Recorded data:
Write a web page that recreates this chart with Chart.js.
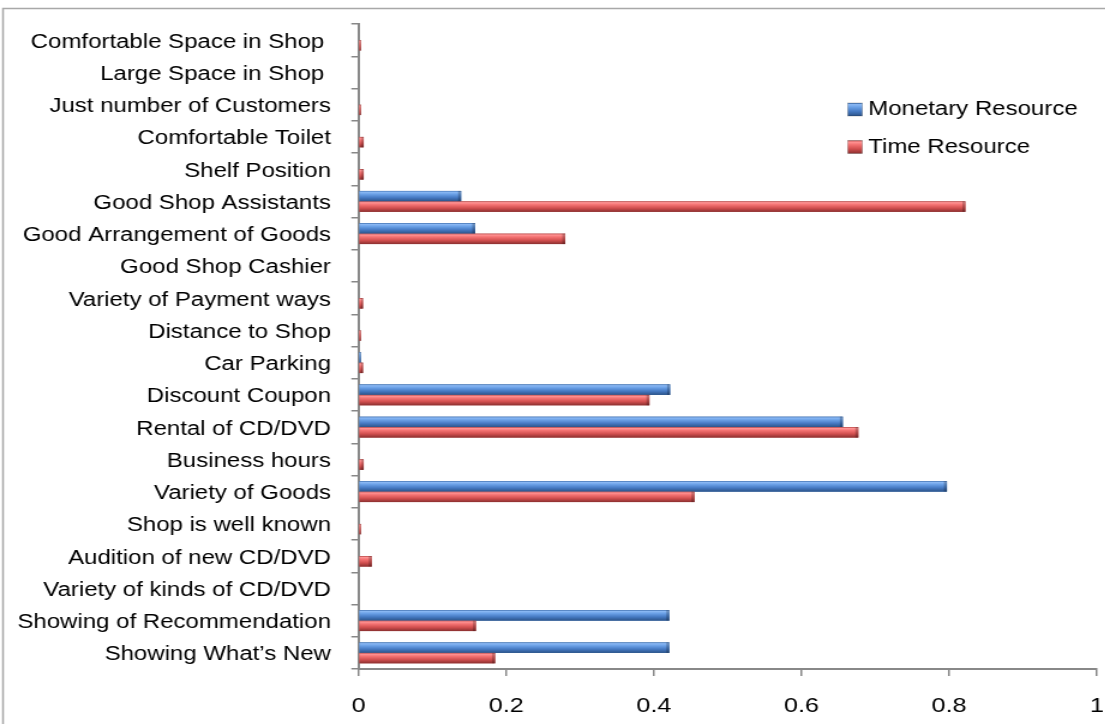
<!DOCTYPE html>
<html>
<head>
<meta charset="utf-8">
<title>Monetary and Time Resource by Shop Attribute</title>
<script src="https://cdn.jsdelivr.net/npm/chart.js@4/dist/chart.umd.min.js"></script>
<style>
  html, body { margin: 0; padding: 0; background: #fff; overflow: hidden; }
  #wrap { width: 1105px; height: 724px; overflow: hidden; position: relative; }
  /* the chart is drawn on a narrower canvas and widened, giving the wide Arial look */
  #chart { display: block; width: 921px; height: 724px; transform: scaleX(1.2); transform-origin: 0 0; }
</style>
</head>
<body>
<div id="wrap"><canvas id="chart" width="921" height="724"></canvas></div>
<script>
const categories = [
  'Comfortable Space in Shop ',
  'Large Space in Shop ',
  'Just number of Customers',
  'Comfortable Toilet',
  'Shelf Position',
  'Good Shop Assistants',
  'Good Arrangement of Goods',
  'Good Shop Cashier',
  'Variety of Payment ways',
  'Distance to Shop',
  'Car Parking',
  'Discount Coupon',
  'Rental of CD/DVD',
  'Business hours',
  'Variety of Goods',
  'Shop is well known',
  'Audition of new CD/DVD',
  'Variety of kinds of CD/DVD',
  'Showing of Recommendation',
  'Showing What\u2019s New'
];

const monetaryResource = [0, 0, 0, 0, 0, 0.139, 0.158, 0, 0, 0, 0.003, 0.422, 0.656, 0, 0.797, 0, 0, 0, 0.421, 0.421];
const timeResource     = [0.003, 0, 0.003, 0.007, 0.007, 0.822, 0.280, 0, 0.006, 0.003, 0.006, 0.394, 0.677, 0.007, 0.455, 0.003, 0.018, 0, 0.159, 0.185];

const xTickLabels = ['0', '0.2', '0.4', '0.6', '0.8', '1'];
const seriesNames = ['Monetary Resource', 'Time Resource'];

const FONT = "'Liberation Sans', Arial, sans-serif";

// cylinder-style shading for each series
const shades = {
  blue: [[0, '#3e70b2'], [0.12, '#8ab8f4'], [0.32, '#6aa0e6'], [0.65, '#4579c2'], [1, '#2c5388']],
  red:  [[0, '#b84444'], [0.12, '#ff9494'], [0.32, '#f47272'], [0.65, '#d04e4e'], [1, '#8a2f2f']]
};

function shadeGradient(ctx, top, h, stops) {
  const g = ctx.createLinearGradient(0, top, 0, top + h);
  stops.forEach(([p, c]) => g.addColorStop(p, c));
  return g;
}

const frame = {
  id: 'frame',
  beforeDraw(chart) {
    const ctx = chart.ctx;
    ctx.save();
    ctx.fillStyle = '#fff';
    ctx.fillRect(0, 0, chart.width, chart.height);
    ctx.strokeStyle = '#a8a8a8';
    ctx.lineWidth = 1.5;
    ctx.strokeRect(2.5, 8.5, chart.width + 20, chart.height + 20);
    ctx.restore();
  }
};

const shadedBars = {
  id: 'shadedBars',
  afterDatasetsDraw(chart) {
    const ctx = chart.ctx;
    ctx.save();
    chart.data.datasets.forEach((ds, di) => {
      const meta = chart.getDatasetMeta(di);
      const stops = ds.shade;
      meta.data.forEach(el => {
        const { x, y, base, height } = el.getProps(['x', 'y', 'base', 'height'], true);
        const left = Math.min(x, base);
        const w = Math.abs(x - base);
        if (w < 0.4) return;
        const top = y - height / 2;
        ctx.fillStyle = shadeGradient(ctx, top, height, stops);
        ctx.fillRect(left, top, w, height);
        // darker rounded end cap
        const cap = Math.min(2.5, w / 2);
        ctx.fillStyle = 'rgba(0,0,0,0.22)';
        ctx.fillRect(left + w - cap, top, cap, height);
      });
    });
    ctx.restore();
  }
};

const sideLegend = {
  id: 'sideLegend',
  afterDraw(chart) {
    const ctx = chart.ctx;
    ctx.save();
    const rows = [109.5, 147];
    chart.data.datasets.forEach((ds, i) => {
      const cy = rows[i];
      ctx.fillStyle = shadeGradient(ctx, cy - 6.5, 13, ds.shade);
      ctx.fillRect(706.5, cy - 6.5, 12, 13);
      ctx.strokeStyle = 'rgba(0,0,0,0.25)';
      ctx.lineWidth = 0.8;
      ctx.strokeRect(706.5, cy - 6.5, 12, 13);
      ctx.fillStyle = '#000';
      ctx.font = '20px ' + FONT;
      ctx.textBaseline = 'middle';
      ctx.textAlign = 'left';
      ctx.fillText(ds.label, 723.5, cy);
    });
    ctx.restore();
  }
};

new Chart(document.getElementById('chart'), {
  type: 'bar',
  data: {
    labels: categories,
    datasets: [
      { label: seriesNames[0], data: monetaryResource, backgroundColor: '#4f81bd', shade: shades.blue },
      { label: seriesNames[1], data: timeResource, backgroundColor: '#c0504d', shade: shades.red }
    ]
  },
  options: {
    indexAxis: 'y',
    responsive: false,
    animation: false,
    devicePixelRatio: 1,
    layout: { padding: { left: 0, right: 7, top: 24, bottom: 0 } },
    datasets: { bar: { categoryPercentage: 0.65, barPercentage: 1, borderWidth: 0 } },
    plugins: { legend: { display: false }, tooltip: { enabled: false } },
    scales: {
      x: {
        min: 0,
        max: 1,
        ticks: {
          stepSize: 0.2,
          color: '#000',
          font: { family: FONT, size: 21 },
          padding: 18,
          maxRotation: 0,
          callback: (v, i) => xTickLabels[i]
        },
        grid: { drawOnChartArea: false, drawTicks: true, tickLength: 7, color: '#888', lineWidth: 1.5 },
        border: { display: true, color: '#888', width: 2 },
        afterFit: s => { s.height = 55; s.paddingLeft = 0; s.paddingRight = 0; }
      },
      y: {
        ticks: { color: '#000', font: { family: FONT, size: 20 }, padding: 17, labelOffset: 2, autoSkip: false },
        grid: { offset: true, drawOnChartArea: false, drawTicks: true, tickLength: 6, color: '#888', lineWidth: 1.5 },
        border: { display: true, color: '#888', width: 2 },
        afterFit: s => { s.width = 298.75; s.paddingTop = 0; s.paddingBottom = 0; }
      }
    }
  },
  plugins: [frame, shadedBars, sideLegend]
});
</script>
</body>
</html>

Problem details:
Leaving out the pictures, repeat the data above exactly.

Reply:
Write a web page that recreates this chart with Chart.js.
<!DOCTYPE html>
<html>
<head>
<meta charset="utf-8">
<title>Monetary and Time Resource by Shop Attribute</title>
<script src="https://cdn.jsdelivr.net/npm/chart.js@4/dist/chart.umd.min.js"></script>
<style>
  html, body { margin: 0; padding: 0; background: #fff; overflow: hidden; }
  #wrap { width: 1105px; height: 724px; overflow: hidden; position: relative; }
  /* the chart is drawn on a narrower canvas and widened, giving the wide Arial look */
  #chart { display: block; width: 921px; height: 724px; transform: scaleX(1.2); transform-origin: 0 0; }
</style>
</head>
<body>
<div id="wrap"><canvas id="chart" width="921" height="724"></canvas></div>
<script>
const categories = [
  'Comfortable Space in Shop ',
  'Large Space in Shop ',
  'Just number of Customers',
  'Comfortable Toilet',
  'Shelf Position',
  'Good Shop Assistants',
  'Good Arrangement of Goods',
  'Good Shop Cashier',
  'Variety of Payment ways',
  'Distance to Shop',
  'Car Parking',
  'Discount Coupon',
  'Rental of CD/DVD',
  'Business hours',
  'Variety of Goods',
  'Shop is well known',
  'Audition of new CD/DVD',
  'Variety of kinds of CD/DVD',
  'Showing of Recommendation',
  'Showing What\u2019s New'
];

const monetaryResource = [0, 0, 0, 0, 0, 0.139, 0.158, 0, 0, 0, 0.003, 0.422, 0.656, 0, 0.797, 0, 0, 0, 0.421, 0.421];
const timeResource     = [0.003, 0, 0.003, 0.007, 0.007, 0.822, 0.280, 0, 0.006, 0.003, 0.006, 0.394, 0.677, 0.007, 0.455, 0.003, 0.018, 0, 0.159, 0.185];

const xTickLabels = ['0', '0.2', '0.4', '0.6', '0.8', '1'];
const seriesNames = ['Monetary Resource', 'Time Resource'];

const FONT = "'Liberation Sans', Arial, sans-serif";

// cylinder-style shading for each series
const shades = {
  blue: [[0, '#3e70b2'], [0.12, '#8ab8f4'], [0.32, '#6aa0e6'], [0.65, '#4579c2'], [1, '#2c5388']],
  red:  [[0, '#b84444'], [0.12, '#ff9494'], [0.32, '#f47272'], [0.65, '#d04e4e'], [1, '#8a2f2f']]
};

function shadeGradient(ctx, top, h, stops) {
  const g = ctx.createLinearGradient(0, top, 0, top + h);
  stops.forEach(([p, c]) => g.addColorStop(p, c));
  return g;
}

const frame = {
  id: 'frame',
  beforeDraw(chart) {
    const ctx = chart.ctx;
    ctx.save();
    ctx.fillStyle = '#fff';
    ctx.fillRect(0, 0, chart.width, chart.height);
    ctx.strokeStyle = '#a8a8a8';
    ctx.lineWidth = 1.5;
    ctx.strokeRect(2.5, 8.5, chart.width + 20, chart.height + 20);
    ctx.restore();
  }
};

const shadedBars = {
  id: 'shadedBars',
  afterDatasetsDraw(chart) {
    const ctx = chart.ctx;
    ctx.save();
    chart.data.datasets.forEach((ds, di) => {
      const meta = chart.getDatasetMeta(di);
      const stops = ds.shade;
      meta.data.forEach(el => {
        const { x, y, base, height } = el.getProps(['x', 'y', 'base', 'height'], true);
        const left = Math.min(x, base);
        const w = Math.abs(x - base);
        if (w < 0.4) return;
        const top = y - height / 2;
        ctx.fillStyle = shadeGradient(ctx, top, height, stops);
        ctx.fillRect(left, top, w, height);
        // darker rounded end cap
        const cap = Math.min(2.5, w / 2);
        ctx.fillStyle = 'rgba(0,0,0,0.22)';
        ctx.fillRect(left + w - cap, top, cap, height);
      });
    });
    ctx.restore();
  }
};

const sideLegend = {
  id: 'sideLegend',
  afterDraw(chart) {
    const ctx = chart.ctx;
    ctx.save();
    const rows = [109.5, 147];
    chart.data.datasets.forEach((ds, i) => {
      const cy = rows[i];
      ctx.fillStyle = shadeGradient(ctx, cy - 6.5, 13, ds.shade);
      ctx.fillRect(706.5, cy - 6.5, 12, 13);
      ctx.strokeStyle = 'rgba(0,0,0,0.25)';
      ctx.lineWidth = 0.8;
      ctx.strokeRect(706.5, cy - 6.5, 12, 13);
      ctx.fillStyle = '#000';
      ctx.font = '20px ' + FONT;
      ctx.textBaseline = 'middle';
      ctx.textAlign = 'left';
      ctx.fillText(ds.label, 723.5, cy);
    });
    ctx.restore();
  }
};

new Chart(document.getElementById('chart'), {
  type: 'bar',
  data: {
    labels: categories,
    datasets: [
      { label: seriesNames[0], data: monetaryResource, backgroundColor: '#4f81bd', shade: shades.blue },
      { label: seriesNames[1], data: timeResource, backgroundColor: '#c0504d', shade: shades.red }
    ]
  },
  options: {
    indexAxis: 'y',
    responsive: false,
    animation: false,
    devicePixelRatio: 1,
    layout: { padding: { left: 0, right: 7, top: 24, bottom: 0 } },
    datasets: { bar: { categoryPercentage: 0.65, barPercentage: 1, borderWidth: 0 } },
    plugins: { legend: { display: false }, tooltip: { enabled: false } },
    scales: {
      x: {
        min: 0,
        max: 1,
        ticks: {
          stepSize: 0.2,
          color: '#000',
          font: { family: FONT, size: 21 },
          padding: 18,
          maxRotation: 0,
          callback: (v, i) => xTickLabels[i]
        },
        grid: { drawOnChartArea: false, drawTicks: true, tickLength: 7, color: '#888', lineWidth: 1.5 },
        border: { display: true, color: '#888', width: 2 },
        afterFit: s => { s.height = 55; s.paddingLeft = 0; s.paddingRight = 0; }
      },
      y: {
        ticks: { color: '#000', font: { family: FONT, size: 20 }, padding: 17, labelOffset: 2, autoSkip: false },
        grid: { offset: true, drawOnChartArea: false, drawTicks: true, tickLength: 6, color: '#888', lineWidth: 1.5 },
        border: { display: true, color: '#888', width: 2 },
        afterFit: s => { s.width = 298.75; s.paddingTop = 0; s.paddingBottom = 0; }
      }
    }
  },
  plugins: [frame, shadedBars, sideLegend]
});
</script>
</body>
</html>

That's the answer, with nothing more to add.